BRIEF
Retype all material exactly. Pictures stay out of the copy.

DATA BLOCK
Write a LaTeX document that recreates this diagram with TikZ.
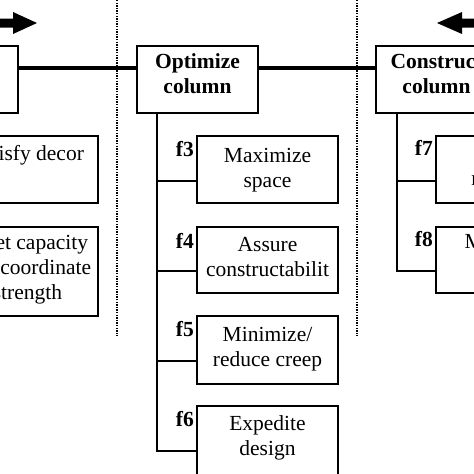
\documentclass[tikz,border=0pt]{standalone}
\usepackage{fontspec}
\setmainfont{Liberation Serif}
\usetikzlibrary{calc}
\begin{document}
\begin{tikzpicture}[x=1pt,y=-1pt,
  fbox/.style={draw,line width=2pt,minimum width=141pt,inner sep=0pt},
  hbox/.style={draw,line width=2pt,minimum width=121pt,minimum height=67pt,inner sep=0pt},
  txt/.style={font=\fontsize{21.5}{25}\selectfont,align=center,inner sep=0pt},
  htxt/.style={font=\fontsize{21.5}{25}\selectfont\bfseries,align=center,inner sep=0pt},
  lab/.style={font=\fontsize{21.5}{25}\selectfont\bfseries,inner sep=0pt,anchor=base east},
  conn/.style={line width=2pt},
  mainline/.style={line width=3.5pt},
  sepline/.style={line width=1.3pt,dash pattern=on 1.3pt off 1.3pt},
  bigarrow/.style={fill=black}
]
\useasboundingbox[fill=white] (0,0) rectangle (474,474);

% separators
\coordinate (s1t) at (117,0);
\coordinate (s1b) at (117,336);
\coordinate (s2t) at (357,0);
\coordinate (s2b) at (357,336);
\draw[sepline] (s1t) -- (s1b);
\draw[sepline] (s2t) -- (s2b);

% direction arrows
\fill[bigarrow] (-5,18.5) -- (13,18.5) -- (13,12) -- (37,23) -- (13,34) -- (13,27.5) -- (-5,27.5) -- cycle;
\fill[bigarrow] (480,18.5) -- (462,18.5) -- (462,12) -- (437,23) -- (462,34) -- (462,27.5) -- (480,27.5) -- cycle;

% header boxes
\node[hbox] (A) at (-42.5,79.5) {};
\node[hbox] (opt) at (197.5,79.5) {};
\node[hbox] (con) at (436.5,79.5) {};
\node[htxt] (optt) at (197.5,75.5) {\strut Optimize\\\strut column};
\node[htxt] (cont) at (436.5,75.5) {\strut Construct\\\strut column};

% main line
\coordinate (hl) at (0,68);
\draw[mainline] (A.east |- hl) -- (opt.west |- hl);
\draw[mainline] (opt.east |- hl) -- (con.west |- hl);

% left column boxes
\node[fbox,minimum height=67pt] (f1) at (27.5,169.5) {};
\node[fbox,minimum height=89pt] (f2) at (27.5,271.5) {};
\node[txt] (f1t) at (27.5,168) {\strut Satisfy decor\\\strut};
\node[txt] (f2t) at (27.5,269) {\strut Meet capacity\\\strut and coordinate\\\strut strength};

% middle column boxes
\node[fbox,minimum height=67pt] (f3) at (267.5,169.5) {};
\node[fbox,minimum height=66pt] (f4) at (267.5,260) {};
\node[fbox,minimum height=68pt] (f5) at (267.5,350) {};
\node[fbox,minimum height=84pt] (f6) at (267.5,448) {};
\node[txt] (f3t) at (267.5,169.5) {\strut Maximize\\\strut space};
\node[txt] (f4t) at (267.5,258.5) {\strut Assure\\\strut constructabilit};
\node[txt] (f5t) at (267.5,349) {\strut Minimize/\\\strut reduce creep};
\node[txt] (f6t) at (267.5,437.5) {\strut Expedite\\\strut design};

% right column boxes
\node[fbox,minimum height=67pt] (f7) at (506.5,169.5) {};
\node[fbox,minimum height=66pt] (f8) at (506.5,260) {};
\node[txt] (f7t) at (506.5,168) {\strut Ease\\\strut removal};
\node[txt] (f8t) at (506.5,256) {\strut Minimize\\\strut cost};

% labels
\node[lab] (l3) at ($(f3.north west)+(-2,21)$) {f3};
\node[lab] (l4) at ($(f4.north west)+(-2,22)$) {f4};
\node[lab] (l5) at ($(f5.north west)+(-2,21)$) {f5};
\node[lab] (l6) at ($(f6.north west)+(-2,21)$) {f6};
\node[lab] (l7) at ($(f7.north west)+(-2,20)$) {f7};
\node[lab] (l8) at ($(f8.north west)+(-2,20)$) {f8};

% trunks and branches
\coordinate (t1) at (-83,181);
\coordinate (t2) at (-83,271);
\draw[conn] (A.south -| t1) -- (t2) -- (t2 -| f2.west);
\draw[conn] (t1) -- (t1 -| f1.west);

\coordinate (t3) at (157,181);
\coordinate (t4) at (157,271);
\coordinate (t5) at (157,361);
\coordinate (t6) at (157,451);
\draw[conn] (opt.south -| t3) -- (t6) -- (t6 -| f6.west);
\draw[conn] (t3) -- (t3 -| f3.west);
\draw[conn] (t4) -- (t4 -| f4.west);
\draw[conn] (t5) -- (t5 -| f5.west);

\coordinate (t7) at (397,181);
\coordinate (t8) at (397,271);
\draw[conn] (con.south -| t7) -- (t8) -- (t8 -| f8.west);
\draw[conn] (t7) -- (t7 -| f7.west);
\end{tikzpicture}
\end{document}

ANSWER TO THE TASK
Write a LaTeX document that recreates this diagram with TikZ.
\documentclass[tikz,border=0pt]{standalone}
\usepackage{fontspec}
\setmainfont{Liberation Serif}
\usetikzlibrary{calc}
\begin{document}
\begin{tikzpicture}[x=1pt,y=-1pt,
  fbox/.style={draw,line width=2pt,minimum width=141pt,inner sep=0pt},
  hbox/.style={draw,line width=2pt,minimum width=121pt,minimum height=67pt,inner sep=0pt},
  txt/.style={font=\fontsize{21.5}{25}\selectfont,align=center,inner sep=0pt},
  htxt/.style={font=\fontsize{21.5}{25}\selectfont\bfseries,align=center,inner sep=0pt},
  lab/.style={font=\fontsize{21.5}{25}\selectfont\bfseries,inner sep=0pt,anchor=base east},
  conn/.style={line width=2pt},
  mainline/.style={line width=3.5pt},
  sepline/.style={line width=1.3pt,dash pattern=on 1.3pt off 1.3pt},
  bigarrow/.style={fill=black}
]
\useasboundingbox[fill=white] (0,0) rectangle (474,474);

% separators
\coordinate (s1t) at (117,0);
\coordinate (s1b) at (117,336);
\coordinate (s2t) at (357,0);
\coordinate (s2b) at (357,336);
\draw[sepline] (s1t) -- (s1b);
\draw[sepline] (s2t) -- (s2b);

% direction arrows
\fill[bigarrow] (-5,18.5) -- (13,18.5) -- (13,12) -- (37,23) -- (13,34) -- (13,27.5) -- (-5,27.5) -- cycle;
\fill[bigarrow] (480,18.5) -- (462,18.5) -- (462,12) -- (437,23) -- (462,34) -- (462,27.5) -- (480,27.5) -- cycle;

% header boxes
\node[hbox] (A) at (-42.5,79.5) {};
\node[hbox] (opt) at (197.5,79.5) {};
\node[hbox] (con) at (436.5,79.5) {};
\node[htxt] (optt) at (197.5,75.5) {\strut Optimize\\\strut column};
\node[htxt] (cont) at (436.5,75.5) {\strut Construct\\\strut column};

% main line
\coordinate (hl) at (0,68);
\draw[mainline] (A.east |- hl) -- (opt.west |- hl);
\draw[mainline] (opt.east |- hl) -- (con.west |- hl);

% left column boxes
\node[fbox,minimum height=67pt] (f1) at (27.5,169.5) {};
\node[fbox,minimum height=89pt] (f2) at (27.5,271.5) {};
\node[txt] (f1t) at (27.5,168) {\strut Satisfy decor\\\strut};
\node[txt] (f2t) at (27.5,269) {\strut Meet capacity\\\strut and coordinate\\\strut strength};

% middle column boxes
\node[fbox,minimum height=67pt] (f3) at (267.5,169.5) {};
\node[fbox,minimum height=66pt] (f4) at (267.5,260) {};
\node[fbox,minimum height=68pt] (f5) at (267.5,350) {};
\node[fbox,minimum height=84pt] (f6) at (267.5,448) {};
\node[txt] (f3t) at (267.5,169.5) {\strut Maximize\\\strut space};
\node[txt] (f4t) at (267.5,258.5) {\strut Assure\\\strut constructabilit};
\node[txt] (f5t) at (267.5,349) {\strut Minimize/\\\strut reduce creep};
\node[txt] (f6t) at (267.5,437.5) {\strut Expedite\\\strut design};

% right column boxes
\node[fbox,minimum height=67pt] (f7) at (506.5,169.5) {};
\node[fbox,minimum height=66pt] (f8) at (506.5,260) {};
\node[txt] (f7t) at (506.5,168) {\strut Ease\\\strut removal};
\node[txt] (f8t) at (506.5,256) {\strut Minimize\\\strut cost};

% labels
\node[lab] (l3) at ($(f3.north west)+(-2,21)$) {f3};
\node[lab] (l4) at ($(f4.north west)+(-2,22)$) {f4};
\node[lab] (l5) at ($(f5.north west)+(-2,21)$) {f5};
\node[lab] (l6) at ($(f6.north west)+(-2,21)$) {f6};
\node[lab] (l7) at ($(f7.north west)+(-2,20)$) {f7};
\node[lab] (l8) at ($(f8.north west)+(-2,20)$) {f8};

% trunks and branches
\coordinate (t1) at (-83,181);
\coordinate (t2) at (-83,271);
\draw[conn] (A.south -| t1) -- (t2) -- (t2 -| f2.west);
\draw[conn] (t1) -- (t1 -| f1.west);

\coordinate (t3) at (157,181);
\coordinate (t4) at (157,271);
\coordinate (t5) at (157,361);
\coordinate (t6) at (157,451);
\draw[conn] (opt.south -| t3) -- (t6) -- (t6 -| f6.west);
\draw[conn] (t3) -- (t3 -| f3.west);
\draw[conn] (t4) -- (t4 -| f4.west);
\draw[conn] (t5) -- (t5 -| f5.west);

\coordinate (t7) at (397,181);
\coordinate (t8) at (397,271);
\draw[conn] (con.south -| t7) -- (t8) -- (t8 -| f8.west);
\draw[conn] (t7) -- (t7 -| f7.west);
\end{tikzpicture}
\end{document}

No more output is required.